LA POLITICA. Parla però il suo assessore, Silvio Paolucci, secondo il quale: «Il M5S ha voluto cavalcare strumentalmente la vicenda, portando avanti un'ipotesi che da un lato sottolinea il tasso di estremismo giustizialista dei suoi rappresentanti, e dall'altro fa emergere l'inconsistenza nell'approfondire il merito delle questioni amministrative. I grillini hanno dimostrato la loro incapacità di analisi e si candidano a governare senza conoscere le regole dell'ordinamento».

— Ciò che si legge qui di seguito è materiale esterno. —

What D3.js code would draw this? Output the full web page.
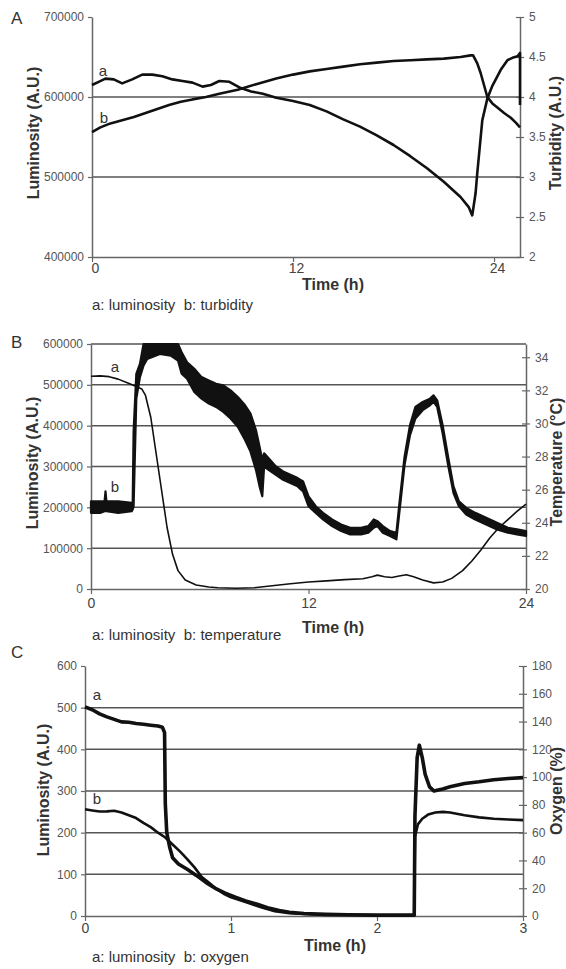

Il M5S va avanti «Ricorriamo in appello»

PESCARA «Riteniamo l'ordinanza del Tribunale dell'Aquila non condivisibile e quindi ne annunciamo l'impugnazione in tempi brevissimi. Il presidente D'Alfonso è stato già proclamato senatore dalla Corte d'Appello il 16 marzo e da quel momento è divenuto a tutti gli effetti componente del Senato integrando l'incompatibilità sancita dalla Costituzione secondo cui "Nessuno può appartenere contemporaneamente a un Consiglio o a una Giunta regionale e ad una delle Camere del Parlamento"». Commentano così i ricorrenti del M5S. «Il Tribunale, facendo propria la tesi di D'Alfonso e sorprendentemente in contrasto con numerosi pareri di illustri costituzionalisti», affermano i 5 Stelle, «sostiene che il senatore che si trova in situazione di incompatibilità possa optare per uno dei due incarichi fino a che non sia intervenuta la convalida della sua elezione da parte del Senato. Il Tribunale nella sentenza, di fatto, sostiene che la proclamazione non sia ancora avvenuta e avverrà solo a seguito del giudizio di convalida. Per noi questa interpretazione non è condivisibile. Abbiamo avanzato al Tribunale una domanda chiara: dichiarare la sussistenza della incompatibilità, e la successiva decadenza, dalla carica di consigliere regionale e presidente di Regione, non di certo da Senatore. In sostanza abbiamo chiesto se fosse possibile appartenere, contemporaneamente, al Consiglio regionale dell'Abruzzo e al Senato. Non ci sembra che sia stata data risposta a ciò. Pertanto, ricorreremo in appello».Dalla parte dei 5 Stelle si schiera anche l'ex deputato Fabrizio Di Stefano secondo il quale: «Se nella forma i 5 Stelle hanno avuto torto, nella sostanza continuano ad avere ragione».